WHAT ARE WE REALLY TALKING ABOUT?

Before we can discuss these questions we have to first narrow down what we are talking about when we discuss enlightenment or personal growth. For some the journey is upward, going higher and higher towards God, even speaking of union. For others the journey is deeper and deeper peeling back layers of the self to reveal a core. For some, it is about being as natural as possible, getting back to our  animal natures and honoring ourselves as we are. For yet others it is about building a divine identity – an isolate intelligence that will outlive this life.

All these views are valid, and some of them will take you to the same place. For me though it is not about going inward or going upward. It is not about going anywhere. There is nothing to build or destroy. There is nothing outside oneself to get, nor inside to find.

It is about waking up from the fragmented and mechanical awareness that we all have so that we can see what reality is. Once it is found it is about allowing that non-dual awareness to regain its natural stability. In this way we understand the ground of being.

This awareness is always there as it is fundamental to our nature and reality itself. The path is about clearing the obscurations that block it. While the clearest teachings on this that I have found are expressed in the Dzogchen tradition (specifically the Upadesha), the more I look the more I am convinced that this is the essential meaning of many (though not all) of the worlds religious teachings. Some accentuate certain aspects of this better than others.

Now, as to how this is accomplished, there are many ways. Some are direct, and some are quite roundabout. The direct ways are not better than the roundabout ones nor the other way around. Each has their own benefit in the relative sense.

WHAT PRACTICES ACHIEVE THIS?

So, getting back to the question, which practices are focused on this? If you are really living your life for this goal, every action is connected with it. Some are aimed at realizing that Gnosis, some are aimed at stabilizing it, and some are aimed at expressing it into the world through action.

Obviously I am a meditation advocate – depending on the meditation of course – but other practices are focused that way as well. Devotional practice, astral exploration, ecstatic practices, sacred substances, intense energy work, sex yoga, dream practice, sacred questing, pilgrimage, kabbalistic tree work, planetary gate work, and other types (though certainly not all) ceremonial practice.

HOW DO YOU KNOW IT’S WORKING?

The question of which practices are focused that way is easy. The question of how you know they are working is harder, but it is also more important.

It is a subtle thing to judge, this kind of attainment. What makes it really tricky is that even when one attains a great goal or realizes a high STATE of realization, you are still a long way from stabalizing that awareness into a STAGE of development. You can attain something like K&C, or Crossing the Abyss or Rigpa, or Samadhi or whatever goalposts you are working with but that is no guarantee that you are stable in that gnosis. This is where the whole “grade strucure” thing falls apart. You can walk the spheres and cross the abyss and call yourself a Master of the Temple, but that doesnt mean that you are going to maintain that awareness. You can find Rigpa, even get to the point where you can enter it just by remembering to, but that does not mean that you are living in that state 24/7.

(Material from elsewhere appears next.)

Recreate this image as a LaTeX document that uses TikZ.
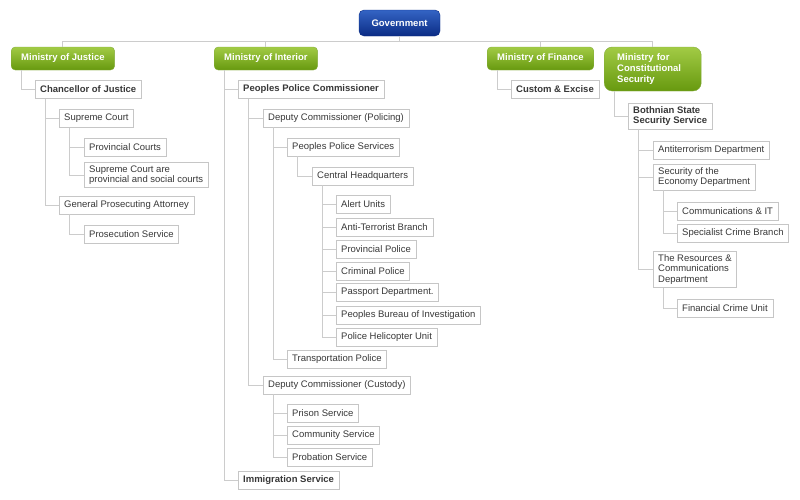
\documentclass[tikz,border=0pt]{standalone}
\usepackage{fontspec}
\setmainfont{Liberation Sans}
\usepackage{tikz}
\usetikzlibrary{shapes,arrows,calc,positioning,shadows}
\definecolor{lineg}{HTML}{CCCCCC}
\definecolor{boxg}{HTML}{C6C6C6}
\definecolor{txtg}{HTML}{383838}
\definecolor{grtop}{HTML}{A2CB45}
\definecolor{grbot}{HTML}{67990F}
\definecolor{bltop}{HTML}{3464C4}
\definecolor{blbot}{HTML}{0B2C85}
\tikzset{leaf/.style={draw=boxg, fill=white, anchor=west, align=left, inner xsep=5pt, inner ysep=3pt, minimum height=18pt, text=txtg, font=\fontsize{9.5}{10.6}\selectfont, drop shadow={opacity=0.12, shadow xshift=0.8pt, shadow yshift=-0.8pt}}}
\tikzstyle{bleaf}=[leaf, font=\fontsize{9.5}{10.6}\selectfont\bfseries]
\tikzstyle{mini}=[anchor=west, rounded corners=4pt, top color=grtop, bottom color=grbot, draw=grbot!80, text=white, align=left, inner xsep=10pt, minimum height=23pt, font=\fontsize{9.5}{10.7}\selectfont\bfseries]
\tikzstyle{conn}=[draw=lineg, line width=0.9pt]

\begin{document}
\begin{tikzpicture}[x=1pt, y=-1pt]
\useasboundingbox (0,0) rectangle (800,499);
\node[rounded corners=5pt, top color=bltop, bottom color=blbot, draw=blbot, text=white, minimum width=81pt, minimum height=26pt, font=\fontsize{9.5}{10.6}\selectfont\bfseries] (gov) at (399.5,23) {Government};
\node[mini] (mj) at (11,58.5) {Ministry of Justice};
\node[mini] (mi) at (214,58.5) {Ministry of Interior};
\node[mini] (mf) at (487,58.5) {Ministry of Finance};
\node[mini, rounded corners=8pt, text width=71pt, inner xsep=13pt, minimum height=44pt] (mc) at (604,69) {Ministry for\\Constitutional\\Security};
\node[bleaf] (chanc) at (35,89.5) {Chancellor of Justice};
\node[leaf] (sc) at (59,118.5) {Supreme Court};
\node[leaf] (pc) at (84,147.5) {Provincial Courts};
\node[leaf] (sca) at (84,175) {Supreme Court are\\provincial and social courts};
\node[leaf] (gpa) at (59,205) {General Prosecuting Attorney};
\node[leaf] (ps) at (84,234) {Prosecution Service};
\node[bleaf] (ppc) at (238,89.5) {Peoples Police Commissioner};
\node[leaf] (dcp) at (263,118) {Deputy Commissioner (Policing)};
\node[leaf] (pps) at (287,147) {Peoples Police Services};
\node[leaf] (chq) at (312,176) {Central Headquarters};
\node[leaf] (au) at (336,204.5) {Alert Units};
\node[leaf] (atb) at (336,227) {Anti-Terrorist Branch};
\node[leaf] (pp) at (336,249) {Provincial Police};
\node[leaf] (cp) at (336,271) {Criminal Police};
\node[leaf] (pd) at (336,292.5) {Passport Department.};
\node[leaf] (pbi) at (336,315) {Peoples Bureau of Investigation};
\node[leaf] (phu) at (336,337) {Police Helicopter Unit};
\node[leaf] (tp) at (287,359) {Transportation Police};
\node[leaf] (dcc) at (263,385) {Deputy Commissioner (Custody)};
\node[leaf] (prs) at (287,413.5) {Prison Service};
\node[leaf] (cs) at (287,435.5) {Community Service};
\node[leaf] (pbs) at (287,457.5) {Probation Service};
\node[bleaf] (is) at (238,480) {Immigration Service};
\node[bleaf] (ce) at (511,89.5) {Custom \& Excise};
\node[bleaf] (bsss) at (628,116) {Bothnian State\\Security Service};
\node[leaf] (atd) at (653,150) {Antiterrorism Department};
\node[leaf] (sed) at (653,177) {Security of the\\Economy Department};
\node[leaf] (cit) at (677,211) {Communications \& IT};
\node[leaf] (scb) at (677,233.5) {Specialist Crime Branch};
\node[leaf] (rcd) at (653,269.5) {The Resources \&\\Communications\\Department};
\node[leaf] (fcu) at (677,308.5) {Financial Crime Unit};
\foreach \m in {mj,mi,mf,mc}
  \draw[conn] (gov.south) -- ++(0,5) -| (\m.north);
\foreach \p/\c in {mj/chanc, chanc/sc, chanc/gpa, sc/pc, sc/sca, gpa/ps,
                   mi/ppc, mi/is, ppc/dcp, ppc/dcc, dcp/pps, dcp/tp, pps/chq,
                   chq/au, chq/atb, chq/pp, chq/cp, chq/pd, chq/pbi, chq/phu,
                   dcc/prs, dcc/cs, dcc/pbs, mf/ce, mc/bsss,
                   bsss/atd, bsss/sed, bsss/rcd, sed/cit, sed/scb, rcd/fcu}
  \draw[conn] ([xshift=10pt]\p.south west) |- (\c.west);
\end{tikzpicture}
\end{document}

I sometimes use the analogy of a foreign place. First you hear about the place, and you have some half formed ideas gleamed from TV shows and stories of people that have been there. This is like hearing about spirit. Next you do hard research to learn solid info, you get a guide, and you plot a course of travel. This is the stage that most occultists get to. Next you actually travel and visit the place; staying a while but returning home. The gnosis that you gain from that visit changes you. The more you visit, the more it changes you. Eventually people there get to know you and you get to know them, but still as an outsider. This is Finally you move to the place and it becomes your base. From here you can travel back as necessary to the places you have already been, and even stay for long periods of time and do the things that you used to do, but your base is at the new country.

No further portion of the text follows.